BERT has 2 steps in the framework:

  1. Pre-training: trained on unlabeled data over different pre-training tasks.
  2. Fine-tuning: first initialized with the pre-trained parameters, and all of the parameters are fine-tuned using labeled data from the downstream tasks.
  • There is minimal difference between the pre-trained architecture and the final downstream architecture.

Model Architecture: BERT’s model architecture is a multi-layer bidirectional Transformer encoder based on Attention is All You Need.

  • $BERT_{BASE}$ (L=12, H=768, A=12, Total Parameters=110M) & $BERT_{LARGE}$ (L=24, H=1024,A=16, Total Parameters=340M).
    • L: the number of layers (i.e., Transformer blocks)
    • H: the hidden size
    • A: the number of self-attention heads

Input/Output Representations: the input representation can represent both a single sentence and a pair of sentences (e.g., ⟨ Question, Answer ⟩) in one token sequence.

  • Differentiate the sentences in two ways: 1) separate them with a special token ([SEP]). 2) add a learned embedding to every token indicating whether it belongs to sentence A or sentence B.
    • $E$: input embedding
    • $C ∈ R^H$: the final hidden vector of the special [CLS] token
    • $T_i ∈R^H$: the final hidden vector for the $i$-th input token.
  • For a given token, its input representation is constructed by summing the corresponding token, segment, and position embeddings.

Pre-training BERT

pre-train BERT using two unsupervised tasks: Masked LM & Next Sentence Prediction (NSP)

  • Task #1: Masked LM

    Mask 15% of all WordPiece tokens in each sequence at random, and then $T_i$ will be used to predict the original token with cross entropy loss.
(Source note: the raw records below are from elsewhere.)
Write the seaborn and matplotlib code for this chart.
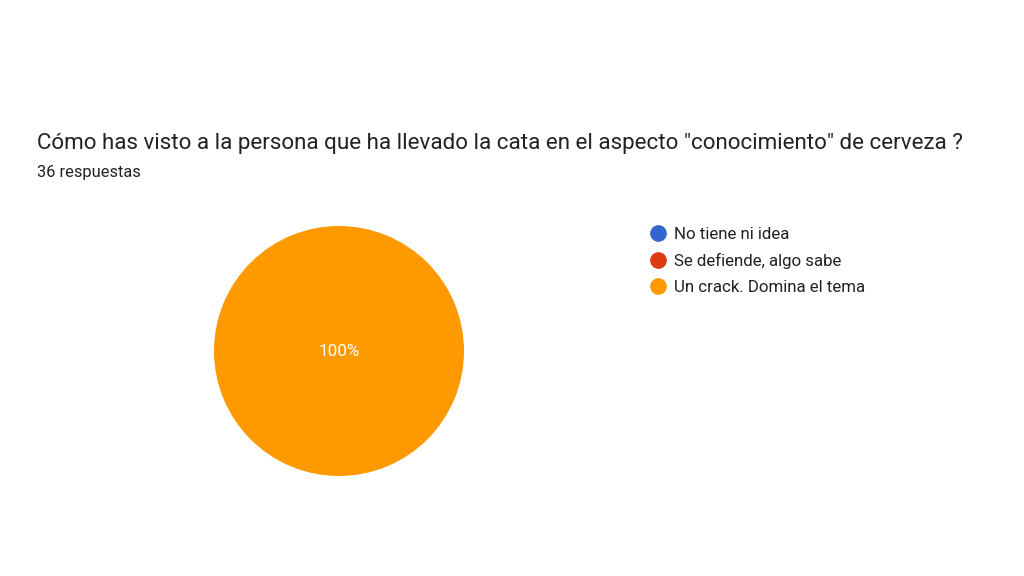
import matplotlib
matplotlib.use("Agg")
import matplotlib.pyplot as plt
import seaborn as sns
from matplotlib.lines import Line2D

# Data
categories = ["No tiene ni idea", "Se defiende, algo sabe", "Un crack. Domina el tema"]
counts = [0, 0, 36]
colors = ["#3366cc", "#dc3912", "#ff9900"]
title = 'Cómo has visto a la persona que ha llevado la cata en el aspecto "conocimiento" de cerveza ?'
subtitle = "36 respuestas"


def pct_label(p):
    return f"{p:.0f}%" if p > 0 else ""


def main():
    sns.set_theme(style="white")
    plt.rcParams["font.family"] = ["Roboto", "DejaVu Sans"]

    fig = plt.figure(figsize=(10.24, 5.76), dpi=100)
    W, H = 1024, 576

    # Pie axes placed in pixel coordinates
    ax = fig.add_axes([214 / W, (H - 476) / H, 250 / W, 250 / H])
    wedges, texts, autotexts = ax.pie(
        counts,
        colors=colors,
        startangle=90,
        counterclock=False,
        autopct=pct_label,
        pctdistance=0.0,
        wedgeprops={"linewidth": 0},
        textprops={"color": "white", "fontsize": 12.3},
    )
    ax.set_xlim(-1, 1)
    ax.set_ylim(-1, 1)
    ax.axis("off")

    # Titles
    fig.text(37 / W, 1 - 144 / H, title, fontsize=16.1, color="#222222", va="center", ha="left")
    fig.text(37 / W, 1 - 173 / H, subtitle, fontsize=11.8, color="#222222", va="center", ha="left")

    # Legend
    handles = [
        Line2D([0], [0], marker="o", linestyle="", markersize=11,
               markerfacecolor=c, markeredgecolor=c)
        for c in colors
    ]
    fig.legend(
        handles, categories,
        loc="upper left",
        bbox_to_anchor=(648 / W, 1 - 227 / H),
        frameon=False,
        fontsize=12.2,
        labelspacing=0.66,
        handletextpad=0.35,
        handlelength=1.2,
        borderpad=0,
        borderaxespad=0,
        labelcolor="#222222",
    )

    fig.savefig("out.png", dpi=100)


if __name__ == "__main__":
    main()
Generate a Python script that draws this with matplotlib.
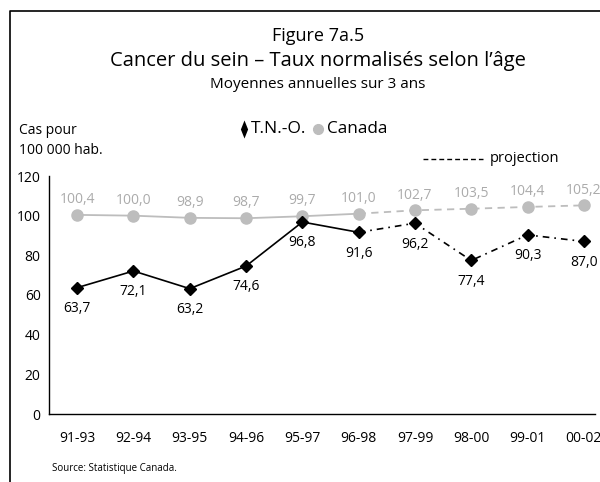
import matplotlib.pyplot as plt
from matplotlib.lines import Line2D

plt.rcParams['font.family'] = ['Open Sans', 'DejaVu Sans']

periods = ["91-93", "92-94", "93-95", "94-96", "95-97", "96-98", "97-99", "98-00", "99-01", "00-02"]
tno = [63.7, 72.1, 63.2, 74.6, 96.8, 91.6, 96.2, 77.4, 90.3, 87.0]
canada = [100.4, 100.0, 98.9, 98.7, 99.7, 101.0, 102.7, 103.5, 104.4, 105.2]
n_obs = 6  # first 6 periods observed, rest is projection

black = "#000000"
grey = "#bdbdbd"
grey_txt = "#ababab"

fig = plt.figure(figsize=(6, 4.82), dpi=100)
ax = fig.add_axes([49 / 600, 68 / 482, 563 / 600, 238 / 482])

x = list(range(len(periods)))

# Canada: solid then dashed
ax.plot(x[:n_obs], canada[:n_obs], color=grey, lw=1.3, zorder=2)
ax.plot(x[n_obs - 1:], canada[n_obs - 1:], color=grey, lw=1.3, ls=(0, (4, 3)), zorder=2)
ax.plot(x, canada, ls="none", marker="o", ms=8, color=grey, zorder=3)

# T.N.-O.: solid then dashed
ax.plot(x[:n_obs], tno[:n_obs], color=black, lw=1.2, zorder=4)
ax.plot(x[n_obs - 1:], tno[n_obs - 1:], color=black, lw=1.2, ls=(0, (4, 3, 1, 3)), zorder=4)
ax.plot(x, tno, ls="none", marker="D", ms=6.5, color=black, zorder=5)

for xi, v in zip(x, canada):
    ax.annotate(f"{v:.1f}".replace(".", ","), (xi, v), xytext=(0, 11), textcoords="offset points",
                ha="center", va="center", fontsize=10, color=grey_txt)
for xi, v in zip(x, tno):
    ax.annotate(f"{v:.1f}".replace(".", ","), (xi, v), xytext=(0, -15), textcoords="offset points",
                ha="center", va="center", fontsize=10, color=black)

ax.set_xlim(-0.5, len(periods) - 0.5)
ax.set_ylim(0, 120)
ax.set_yticks(range(0, 121, 20))
ax.set_xticks(x)
ax.set_xticklabels(periods)
ax.tick_params(axis="both", length=0, labelsize=10)
ax.tick_params(axis="x", pad=12)
ax.tick_params(axis="y", pad=6)
for s in ["top", "right"]:
    ax.spines[s].set_visible(False)
for s in ["left", "bottom"]:
    ax.spines[s].set_linewidth(1.0)
ax.spines["bottom"].set_bounds(-0.5, 9.2)

# titles
fig.text(318 / 600, 1 - 36 / 482, "Figure 7a.5", ha="center", va="center", fontsize=13)
fig.text(318 / 600, 1 - 61 / 482, "Cancer du sein \u2013 Taux normalisés selon l\u2019âge",
         ha="center", va="center", fontsize=14.5)
fig.text(318 / 600, 1 - 84 / 482, "Moyennes annuelles sur 3 ans", ha="center", va="center", fontsize=11)

# legend
thin_diamond = [(0, 1), (0.4, 0), (0, -1), (-0.4, 0), (0, 1)]
fig.add_artist(Line2D([244 / 600], [1 - 129 / 482], marker=thin_diamond, ms=13, mew=0, color=black,
                      transform=fig.transFigure))
fig.text(251 / 600, 1 - 129 / 482, "T.N.-O.", ha="left", va="center", fontsize=12.5)
fig.add_artist(Line2D([318 / 600], [1 - 129 / 482], marker="o", ms=7, color=grey, transform=fig.transFigure))
fig.text(327 / 600, 1 - 129 / 482, "Canada", ha="left", va="center", fontsize=12.3)

fig.add_artist(Line2D([423 / 600, 483 / 600], [1 - 159 / 482] * 2, color=black, lw=1.0,
                      ls=(0, (3.5, 2.2)), transform=fig.transFigure))
fig.text(490 / 600, 1 - 159 / 482, "projection", ha="left", va="center", fontsize=10.5)

fig.text(19 / 600, 1 - 131 / 482, "Cas pour", ha="left", va="center", fontsize=10)
fig.text(19 / 600, 1 - 150 / 482, "100 000 hab.", ha="left", va="center", fontsize=10)

fig.text(52 / 600, 1 - 469 / 482, "Source: Statistique Canada.", ha="left", va="center", fontsize=7)

# outer frame (left and top)
fig.add_artist(Line2D([10 / 600, 10 / 600, 1.0], [0, 1 - 11 / 482, 1 - 11 / 482], color=black, lw=1.2,
                      transform=fig.transFigure))

fig.savefig("out.png", dpi=100)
    The final hidden vectors corresponding to the mask tokens are fed into an output softmax (Linear Multi-class classifier) over the vocabulary.

    If the i-th token is chosen, we replace the i-th token with:

    • The [MASK] token 80% of the time
    • A random token 10% of the time
    • The unchanged i-th token 10% of the time.
  • Task #2: Next Sentence Prediction (NSP)

    Goal: to understands sentence relationships, we pre-train for a binarized next sentence prediction task.

- When choosing the sentences A and B for each pre- training example, 50% of the time B is the actual next sentence that follows A (labeled as IsNext), and 50% of the time it is a random sentence from the corpus (labeled as NotNext).

Fine-tuning BERT(How to use BERT?)

For each task, plug in the task- specific inputs and outputs into BERT and fine-tune all the parameters end-to-end.

At the output,

  • For token-level tasks(sequence tagging or Q&A), the token representations are fed into an output layer.
  • For classification (entailment or sentiment analysis), the [CLS] representation is fed into an output layer.
    • The only new parameters introduced during fine-tuning are classification layer weights $W ∈ R^{K ×H}$ , where $K$ is the number of labels. Compute a standard classification loss with $C$ and $W$ , i.e., $\log(softmax(C W^T ))$.